SOURCE MATERIAL:
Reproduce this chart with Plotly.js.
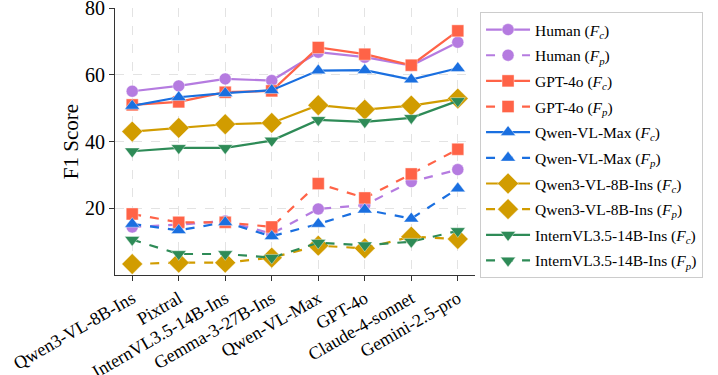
<!DOCTYPE html>
<html>
<head>
<meta charset="utf-8">
<script src="https://cdn.plot.ly/plotly-3.0.1.min.js"></script>
<style>
  html, body { margin: 0; padding: 0; background: #fff; }
  #chart { width: 718px; height: 375px; }
</style>
</head>
<body>
<div id="chart"></div>
<script>
const models = [
  "Qwen3-VL-8B-Ins", "Pixtral", "InternVL3.5-14B-Ins", "Gemma-3-27B-Ins",
  "Qwen-VL-Max", "GPT-4o", "Claude-4-sonnet", "Gemini-2.5-pro",
];

const human_fc = [55.1, 56.7, 58.8, 58.3, 66.8, 65.3, 62.8, 69.8];
const human_fp = [14.4, 15.1, 16.2, 12.4, 19.8, 21.0, 28.0, 31.6];
const gpt4o_fc = [51.0, 51.9, 54.8, 55.2, 68.2, 66.2, 62.9, 73.2];
const gpt4o_fp = [18.3, 15.8, 15.8, 14.4, 27.4, 23.1, 30.3, 37.7];
const qwenmax_fc = [50.7, 53.3, 54.5, 55.4, 61.3, 61.4, 58.6, 62.0];
const qwenmax_fp = [15.3, 13.4, 15.8, 11.6, 15.3, 19.6, 16.9, 25.9];
const qwen3_fc = [43.0, 44.1, 45.2, 45.6, 50.9, 49.6, 50.8, 52.9];
const qwen3_fp = [3.3, 3.7, 3.7, 5.2, 8.8, 8.0, 11.5, 10.8];
const intern_fc = [37.1, 38.1, 38.1, 40.3, 46.5, 45.9, 47.1, 52.2];
const intern_fp = [10.6, 6.3, 6.3, 5.2, 9.7, 8.9, 10.0, 13.2];

const series = [
  { label: "Human", fc: human_fc, fp: human_fp, color: "#b57be0", symbol: "circle", size: 12 },
  { label: "GPT-4o", fc: gpt4o_fc, fp: gpt4o_fp, color: "#ff6347", symbol: "square", size: 12 },
  { label: "Qwen-VL-Max", fc: qwenmax_fc, fp: qwenmax_fp, color: "#1a6fe0", symbol: "triangle-up", size: 13 },
  { label: "Qwen3-VL-8B-Ins", fc: qwen3_fc, fp: qwen3_fp, color: "#d19c00", symbol: "diamond", size: 16 },
  { label: "InternVL3.5-14B-Ins", fc: intern_fc, fp: intern_fp, color: "#2e8b57", symbol: "triangle-down", size: 13 },
];

const x_idx = models.map((_, i) => i);

const data = [];
series.forEach(s => {
  [["fc", "solid", "c"], ["fp", "dash", "p"]].forEach(([key, dash, sub]) => {
    data.push({
      name: s.label + " (<i>F</i><sub><i>" + sub + "</i></sub>)",
      legendgroup: s.label + key,
      x: x_idx,
      y: s[key],
      mode: "lines+markers",
      type: "scatter",
      line: { color: s.color, width: 2.2, dash: dash },
      marker: {
        color: s.color,
        symbol: s.symbol,
        size: s.size,
        line: { color: "rgba(255,255,255,0.5)", width: 0.8 },
      },
    });
  });
});

const layout = {
  width: 718,
  height: 375,
  margin: { l: 115, r: 243, t: 8, b: 100 },
  paper_bgcolor: "#fff",
  plot_bgcolor: "#fff",
  font: { family: "Liberation Serif", color: "#000" },
  showlegend: true,
  legend: {
    x: 1.014, y: 0.985, xanchor: "left", yanchor: "top",
    bordercolor: "#cccccc", borderwidth: 1,
    font: { size: 15.5 },
    itemwidth: 44,
    tracegroupgap: 2.5,
  },
  xaxis: {
    range: [-0.37, 7.37],
    tickmode: "array",
    tickvals: x_idx,
    ticktext: models,
    tickangle: -30,
    tickfont: { size: 18 },
    ticks: "outside", ticklen: 5, tickcolor: "#333",
    showline: true, linecolor: "#333", linewidth: 1.2,
    showgrid: true, gridcolor: "#e3e3e3", griddash: "dash", gridwidth: 1,
    zeroline: false,
  },
  yaxis: {
    title: { text: "F1 Score", font: { size: 21 }, standoff: 0 },
    range: [0, 80.05],
    tickvals: [20, 40, 60, 80],
    tickfont: { size: 20 },
    ticklabeloverflow: "allow",
    ticks: "outside", ticklen: 5, tickcolor: "#333",
    showline: true, linecolor: "#333", linewidth: 1.2,
    showgrid: true, gridcolor: "#e3e3e3", griddash: "dash", gridwidth: 1,
    zeroline: false,
  },
};

Plotly.newPlot("chart", data, layout, { displayModeBar: false });
</script>
</body>
</html>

WHAT TO WORK ON: Copy each line exactly, and leave the pictures out of your copy.

WRITTEN ANSWER:
Reproduce this chart with Plotly.js.
<!DOCTYPE html>
<html>
<head>
<meta charset="utf-8">
<script src="https://cdn.plot.ly/plotly-3.0.1.min.js"></script>
<style>
  html, body { margin: 0; padding: 0; background: #fff; }
  #chart { width: 718px; height: 375px; }
</style>
</head>
<body>
<div id="chart"></div>
<script>
const models = [
  "Qwen3-VL-8B-Ins", "Pixtral", "InternVL3.5-14B-Ins", "Gemma-3-27B-Ins",
  "Qwen-VL-Max", "GPT-4o", "Claude-4-sonnet", "Gemini-2.5-pro",
];

const human_fc = [55.1, 56.7, 58.8, 58.3, 66.8, 65.3, 62.8, 69.8];
const human_fp = [14.4, 15.1, 16.2, 12.4, 19.8, 21.0, 28.0, 31.6];
const gpt4o_fc = [51.0, 51.9, 54.8, 55.2, 68.2, 66.2, 62.9, 73.2];
const gpt4o_fp = [18.3, 15.8, 15.8, 14.4, 27.4, 23.1, 30.3, 37.7];
const qwenmax_fc = [50.7, 53.3, 54.5, 55.4, 61.3, 61.4, 58.6, 62.0];
const qwenmax_fp = [15.3, 13.4, 15.8, 11.6, 15.3, 19.6, 16.9, 25.9];
const qwen3_fc = [43.0, 44.1, 45.2, 45.6, 50.9, 49.6, 50.8, 52.9];
const qwen3_fp = [3.3, 3.7, 3.7, 5.2, 8.8, 8.0, 11.5, 10.8];
const intern_fc = [37.1, 38.1, 38.1, 40.3, 46.5, 45.9, 47.1, 52.2];
const intern_fp = [10.6, 6.3, 6.3, 5.2, 9.7, 8.9, 10.0, 13.2];

const series = [
  { label: "Human", fc: human_fc, fp: human_fp, color: "#b57be0", symbol: "circle", size: 12 },
  { label: "GPT-4o", fc: gpt4o_fc, fp: gpt4o_fp, color: "#ff6347", symbol: "square", size: 12 },
  { label: "Qwen-VL-Max", fc: qwenmax_fc, fp: qwenmax_fp, color: "#1a6fe0", symbol: "triangle-up", size: 13 },
  { label: "Qwen3-VL-8B-Ins", fc: qwen3_fc, fp: qwen3_fp, color: "#d19c00", symbol: "diamond", size: 16 },
  { label: "InternVL3.5-14B-Ins", fc: intern_fc, fp: intern_fp, color: "#2e8b57", symbol: "triangle-down", size: 13 },
];

const x_idx = models.map((_, i) => i);

const data = [];
series.forEach(s => {
  [["fc", "solid", "c"], ["fp", "dash", "p"]].forEach(([key, dash, sub]) => {
    data.push({
      name: s.label + " (<i>F</i><sub><i>" + sub + "</i></sub>)",
      legendgroup: s.label + key,
      x: x_idx,
      y: s[key],
      mode: "lines+markers",
      type: "scatter",
      line: { color: s.color, width: 2.2, dash: dash },
      marker: {
        color: s.color,
        symbol: s.symbol,
        size: s.size,
        line: { color: "rgba(255,255,255,0.5)", width: 0.8 },
      },
    });
  });
});

const layout = {
  width: 718,
  height: 375,
  margin: { l: 115, r: 243, t: 8, b: 100 },
  paper_bgcolor: "#fff",
  plot_bgcolor: "#fff",
  font: { family: "Liberation Serif", color: "#000" },
  showlegend: true,
  legend: {
    x: 1.014, y: 0.985, xanchor: "left", yanchor: "top",
    bordercolor: "#cccccc", borderwidth: 1,
    font: { size: 15.5 },
    itemwidth: 44,
    tracegroupgap: 2.5,
  },
  xaxis: {
    range: [-0.37, 7.37],
    tickmode: "array",
    tickvals: x_idx,
    ticktext: models,
    tickangle: -30,
    tickfont: { size: 18 },
    ticks: "outside", ticklen: 5, tickcolor: "#333",
    showline: true, linecolor: "#333", linewidth: 1.2,
    showgrid: true, gridcolor: "#e3e3e3", griddash: "dash", gridwidth: 1,
    zeroline: false,
  },
  yaxis: {
    title: { text: "F1 Score", font: { size: 21 }, standoff: 0 },
    range: [0, 80.05],
    tickvals: [20, 40, 60, 80],
    tickfont: { size: 20 },
    ticklabeloverflow: "allow",
    ticks: "outside", ticklen: 5, tickcolor: "#333",
    showline: true, linecolor: "#333", linewidth: 1.2,
    showgrid: true, gridcolor: "#e3e3e3", griddash: "dash", gridwidth: 1,
    zeroline: false,
  },
};

Plotly.newPlot("chart", data, layout, { displayModeBar: false });
</script>
</body>
</html>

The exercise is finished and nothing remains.